I'm not too worried about the extra method for finding minimal schema getting out of sync, since there are fewer chances of git conflicts in that case. We probably want to wait to add it until the issues in google-cloud-bigquery are resolved, otherwise we'll get issues that the peak memory is still too high.

tswast avatar May 29 '19 17:05 tswast

Thanks for your hard work and patience @dkapitan . Those are superb graphs and I think exactly the right foundation for how to improve performance.

In the short term: agree with @tswast - definitely dtypes would be a great addition.

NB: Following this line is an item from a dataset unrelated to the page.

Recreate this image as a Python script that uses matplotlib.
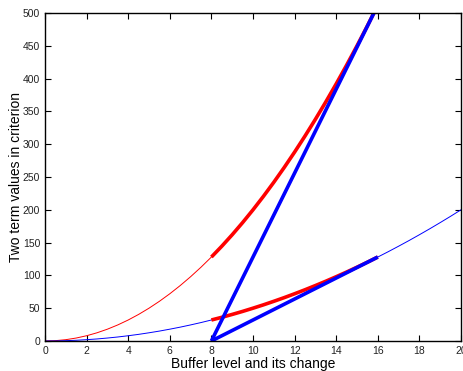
import matplotlib.pyplot as plt

# values (buffer level in steps of 0.5)
x = [0, 0.5, 1, 1.5, 2, 2.5, 3, 3.5, 4, 4.5, 5, 5.5, 6, 6.5, 7, 7.5, 8, 8.5, 9, 9.5, 10,
     10.5, 11, 11.5, 12, 12.5, 13, 13.5, 14, 14.5, 15, 15.5, 16, 16.5, 17, 17.5, 18, 18.5, 19, 19.5, 20]
red_curve = [0, 0.5, 2, 4.5, 8, 12.5, 18, 24.5, 32, 40.5, 50, 60.5, 72, 84.5, 98, 112.5, 128,
             144.5, 162, 180.5, 200, 220.5, 242, 264.5, 288, 312.5, 338, 364.5, 392, 420.5, 450,
             480.5, 512, 544.5, 578, 612.5, 648, 684.5, 722, 760.5, 800]
blue_curve = [0, 0.1, 0.5, 1.1, 2, 3.1, 4.5, 6.1, 8, 10.1, 12.5, 15.1, 18, 21.1, 24.5, 28.1, 32,
              36.1, 40.5, 45.1, 50, 55.1, 60.5, 66.1, 72, 78.1, 84.5, 91.1, 98, 105.1, 112.5,
              120.1, 128, 136.1, 144.5, 153.1, 162, 171.1, 180.5, 190.1, 200]

# thick segments between buffer level 8 and 16
seg_x = x[16:33]
seg_upper = red_curve[16:33]
seg_lower = blue_curve[16:33]
chord_x = [8, 16]
chord_lower = [0, 128]
chord_upper = [0, 512]

plt.rcParams['font.family'] = ['Liberation Sans', 'DejaVu Sans']

fig = plt.figure(figsize=(4.63, 3.71), dpi=100)
ax = fig.add_axes([0.0972, 0.0809, 0.8985, 0.884])

ax.plot(x, red_curve, color='red', lw=0.7)
ax.plot(x, blue_curve, color='blue', lw=0.7)
ax.plot(seg_x, seg_upper, color='red', lw=2.6, solid_capstyle='butt')
ax.plot(seg_x, seg_lower, color='red', lw=2.6, solid_capstyle='butt')
ax.plot(chord_x, chord_upper, color='blue', lw=2.6, solid_capstyle='butt')
ax.plot(chord_x, chord_lower, color='blue', lw=2.6, solid_capstyle='butt')

ax.set_xlim(0, 20)
ax.set_ylim(0, 500)
ax.set_xticks(range(0, 21, 2))
ax.set_yticks(range(0, 501, 50))
ax.tick_params(direction='in', top=True, right=True, labelsize=7.5, length=4, width=0.8,
               labelcolor='#222222')
for s in ax.spines.values():
    s.set_linewidth(1.0)
ax.set_xlabel('Buffer level and its change', fontsize=10, labelpad=1)
ax.set_ylabel('Two term values in criterion', fontsize=10, labelpad=0)

fig.savefig('out.png', dpi=100)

In the longer term: I think there are a couple of paths we can take:

  • Try and optimize some of these approaches - e.g. ensure intermediate pages are dropped during the parse
  • Move this parsing out of python

I think the latter is likely to be a fuller solution - will be more performant and less likely to have edge cases. It somewhat depends on either a) a good Avro parser than can build numpy-like arrays or b) alternative formats than Avro being available from the bq_storage API.

If there are easy changes to make from the former, that's a clear win, and those charts suggest there are some moderate improvements we can make...

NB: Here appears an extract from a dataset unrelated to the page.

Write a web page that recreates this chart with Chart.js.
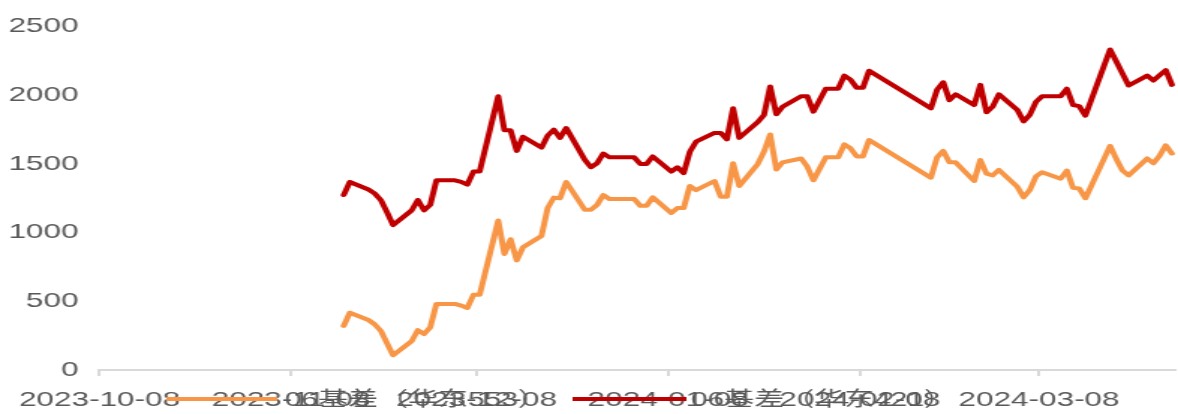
<!DOCTYPE html>
<html>
<head>
<meta charset="utf-8">
<script src="https://cdn.jsdelivr.net/npm/chart.js@4.4.1/dist/chart.umd.min.js"></script>
<style>
  html, body { margin: 0; padding: 0; background: #ffffff; overflow: hidden; }
  #wrap { width: 786px; height: 414px; transform: scaleX(1.49873); transform-origin: 0 0; }
</style>
</head>
<body>
<div id="wrap"><canvas id="chart" width="786" height="414"></canvas></div>
<script>
// Working days of the spot/futures basis series
const dates = [
  '2023-11-16','2023-11-17','2023-11-20','2023-11-21','2023-11-22','2023-11-23','2023-11-24',
  '2023-11-27','2023-11-28','2023-11-29','2023-11-30',
  '2023-12-01','2023-12-04','2023-12-05','2023-12-06','2023-12-07','2023-12-08',
  '2023-12-11','2023-12-12','2023-12-13','2023-12-14','2023-12-15',
  '2023-12-18','2023-12-19','2023-12-20','2023-12-21','2023-12-22',
  '2023-12-25','2023-12-26','2023-12-27','2023-12-28','2023-12-29',
  '2024-01-02','2024-01-03','2024-01-04','2024-01-05',
  '2024-01-08','2024-01-09','2024-01-10','2024-01-11','2024-01-12',
  '2024-01-15','2024-01-16','2024-01-17','2024-01-18','2024-01-19',
  '2024-01-22','2024-01-23','2024-01-24','2024-01-25','2024-01-26',
  '2024-01-29','2024-01-30','2024-01-31',
  '2024-02-01','2024-02-02','2024-02-04','2024-02-05','2024-02-06','2024-02-07','2024-02-08','2024-02-09',
  '2024-02-19','2024-02-20','2024-02-21','2024-02-22','2024-02-23',
  '2024-02-26','2024-02-27','2024-02-28','2024-02-29',
  '2024-03-01','2024-03-04','2024-03-05','2024-03-06','2024-03-07','2024-03-08',
  '2024-03-11','2024-03-12','2024-03-13','2024-03-14','2024-03-15',
  '2024-03-18','2024-03-19','2024-03-20','2024-03-21','2024-03-22',
  '2024-03-25','2024-03-26','2024-03-27','2024-03-28','2024-03-29'
];

// 华东553 basis
const basis553 = [
  321, 417, 364, 333, 286, 195, 107, 210, 290, 262, 310,
  481, 481, 469, 452, 548, 548, 1088, 845, 952, 798, 893,
  976, 1179, 1255, 1250, 1369, 1167, 1167, 1202, 1274, 1245,
  1245, 1195, 1195, 1257, 1143, 1179, 1179, 1340, 1310,
  1376, 1262, 1262, 1505, 1340, 1500, 1590, 1714, 1460, 1512,
  1540, 1480, 1381,
  1465, 1548, 1548, 1643, 1614, 1555, 1555, 1674,
  1400, 1548, 1595, 1512, 1512, 1376, 1529, 1429, 1417,
  1457, 1333, 1257, 1310, 1410, 1440,
  1393, 1452, 1326, 1321, 1250,
  1536, 1631, 1536, 1452, 1417,
  1540, 1505, 1560, 1636, 1576
];

// 华东421 basis
const basis421 = [
  1274, 1369, 1314, 1286, 1238, 1150, 1055, 1162, 1238, 1162, 1202,
  1381, 1381, 1370, 1350, 1445, 1445, 1993, 1745, 1745, 1595, 1698,
  1619, 1707, 1750, 1690, 1762, 1530, 1476, 1505, 1576, 1548,
  1548, 1500, 1500, 1555, 1445, 1476, 1433, 1588, 1662,
  1726, 1726, 1679, 1905, 1690, 1805, 1857, 2064, 1862, 1917,
  1993, 1993, 1881,
  1965, 2048, 2048, 2143, 2114, 2055, 2055, 2179,
  1905, 2040, 2095, 1964, 2007, 1929, 2076, 1876, 1917,
  2007, 1893, 1810, 1857, 1952, 1993,
  1993, 2048, 1929, 1921, 1852,
  2213, 2333, 2246, 2158, 2071,
  2143, 2107, 2145, 2183, 2076
];

const seriesNames = ['06基差（华东553）', '06基差（华东421）'];
const seriesColors = ['#F79646', '#C00000'];

const axisStart = '2023-10-08';
const axisEnd = '2024-03-30';
const xTickDates = ['2023-10-08', '2023-11-08', '2023-12-08', '2024-01-08', '2024-02-08', '2024-03-08'];
const yTickValues = [0, 500, 1000, 1500, 2000, 2500];

const DAY = 86400000;
function toUTC(s) {
  const [y, m, d] = s.split('-').map(Number);
  return Date.UTC(y, m - 1, d);
}
const originMs = toUTC(axisStart);
function dayOf(s) { return (toUTC(s) - originMs) / DAY; }
function fmtDay(v) { return new Date(originMs + Math.round(v) * DAY).toISOString().slice(0, 10); }

// each daily value sits in the middle of its day slot
function toPoints(values) {
  return values.map((v, i) => ({ x: dayOf(dates[i]) + 0.5, y: v }));
}

const textColor = '#595959';
const axisGray = '#d9d9d9';
const fontFamily = '"Liberation Sans", Arial, "Noto Sans CJK SC", sans-serif';

// legend drawn along the bottom, sharing the row of the date labels
const bottomLegend = {
  id: 'bottomLegend',
  afterDraw(chart) {
    const ctx = chart.ctx;
    const slots = [
      { x0: 111, x1: 185, tx: 190 },
      { x0: 382, x1: 458, tx: 461 }
    ];
    const y = 399;
    ctx.save();
    chart.data.datasets.forEach((ds, i) => {
      const s = slots[i];
      ctx.strokeStyle = ds.borderColor;
      ctx.lineWidth = 4;
      ctx.lineCap = 'butt';
      ctx.beginPath();
      ctx.moveTo(s.x0, y);
      ctx.lineTo(s.x1, y);
      ctx.stroke();
      ctx.fillStyle = textColor;
      ctx.font = '20px ' + fontFamily;
      ctx.textBaseline = 'middle';
      ctx.textAlign = 'left';
      ctx.fillText(ds.label, s.tx, y + 1);
    });
    ctx.restore();
  }
};

new Chart(document.getElementById('chart'), {
  type: 'line',
  data: {
    datasets: [
      {
        label: seriesNames[0],
        data: toPoints(basis553),
        borderColor: seriesColors[0],
        backgroundColor: seriesColors[0],
        borderWidth: 4,
        pointRadius: 0,
        tension: 0,
        borderJoinStyle: 'round',
        borderCapStyle: 'round'
      },
      {
        label: seriesNames[1],
        data: toPoints(basis421),
        borderColor: seriesColors[1],
        backgroundColor: seriesColors[1],
        borderWidth: 4,
        pointRadius: 0,
        tension: 0,
        borderJoinStyle: 'round',
        borderCapStyle: 'round'
      }
    ]
  },
  options: {
    responsive: false,
    animation: false,
    devicePixelRatio: 1,
    layout: { padding: { top: 20, right: 2, bottom: 0, left: 0 } },
    plugins: { legend: { display: false }, tooltip: { enabled: false } },
    scales: {
      x: {
        type: 'linear',
        min: 0,
        max: dayOf(axisEnd),
        afterBuildTicks(axis) { axis.ticks = xTickDates.map(s => ({ value: dayOf(s) })); },
        afterFit(axis) { axis.height = 44; },
        ticks: {
          autoSkip: false,
          maxRotation: 0,
          color: textColor,
          font: { family: fontFamily, size: 21 },
          padding: 12,
          callback: v => fmtDay(v)
        },
        grid: { drawOnChartArea: false, drawTicks: true, tickLength: 6, color: axisGray, lineWidth: 2 },
        border: { display: true, color: axisGray, width: 2 }
      },
      y: {
        min: 0,
        max: 2500,
        afterBuildTicks(axis) { axis.ticks = yTickValues.map(v => ({ value: v })); },
        afterFit(axis) { axis.width = 66.4; },
        ticks: {
          color: textColor,
          font: { family: fontFamily, size: 21 },
          padding: 14,
          callback: v => String(v)
        },
        grid: { display: false, drawTicks: false },
        border: { display: false }
      }
    }
  },
  plugins: [bottomLegend]
});
</script>
</body>
</html>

max-sixty avatar May 29 '19 18:05 max-sixty

@max-sixty @tswast Thanks for the feedback. Will hang on to the PR for now and await the results from the related issues. Please let me know if there's anything I can do in the meantime.

dkapitan avatar May 29 '19 21:05 dkapitan

Thanks @dkapitan !

max-sixty avatar May 29 '19 21:05 max-sixty

@tswast @max-sixty So what's the outlook for this issue given the new pyarrow functionality in the GBQ Storage API. Looks you've done a great job, Tim, was impressed reading “Announcing google-cloud-bigquery Version 1.17.0” by Tim Swast https://link.medium.com/2ZOZ5tfUh2

Given pyarrow, I am inclined to start from scratch and rewrite the downcasting feature specifically (only?) for the Arrow format (for now anyway). I expect the memory overshoots to be solved, and am hoping that downcasting is a lot more straightforward since there are no intermediate parsing steps in combining the data.

What do you think would be a good way to move forward with this issue?

dkapitan avatar Dec 09 '19 21:12 dkapitan

In fact, looking at https://arrow.apache.org/docs/python/pandas.html#arrow-pandas-conversion it all boils down how the GBQ Storage API does the type conversion from GBQ to Arrow.

If Int64 is already downcasted to the smallest int-type, then this issue is solved.

If not, the proposed functionality in this issue could be implemented by post-processing the Arrow table, prior to calling to_dataframe() using the same logic (largest numbers, cardinality of string columns) I have written previously.

My guess is that the downcasting isn't implemented in the GBQ --> Arrow conversion (haven't looked at the source code yet).

dkapitan avatar Dec 09 '19 21:12 dkapitan

This seems relevant to this discussion, as to how to handle strings: https://arrow.apache.org/blog/2019/02/05/python-string-memory-0.12/

dkapitan avatar Dec 16 '19 15:12 dkapitan

This issue has not been active since 2019. I love the idea, but based on current workloads, etc I don't see us picking this up anytime soon. Closing as will not fix.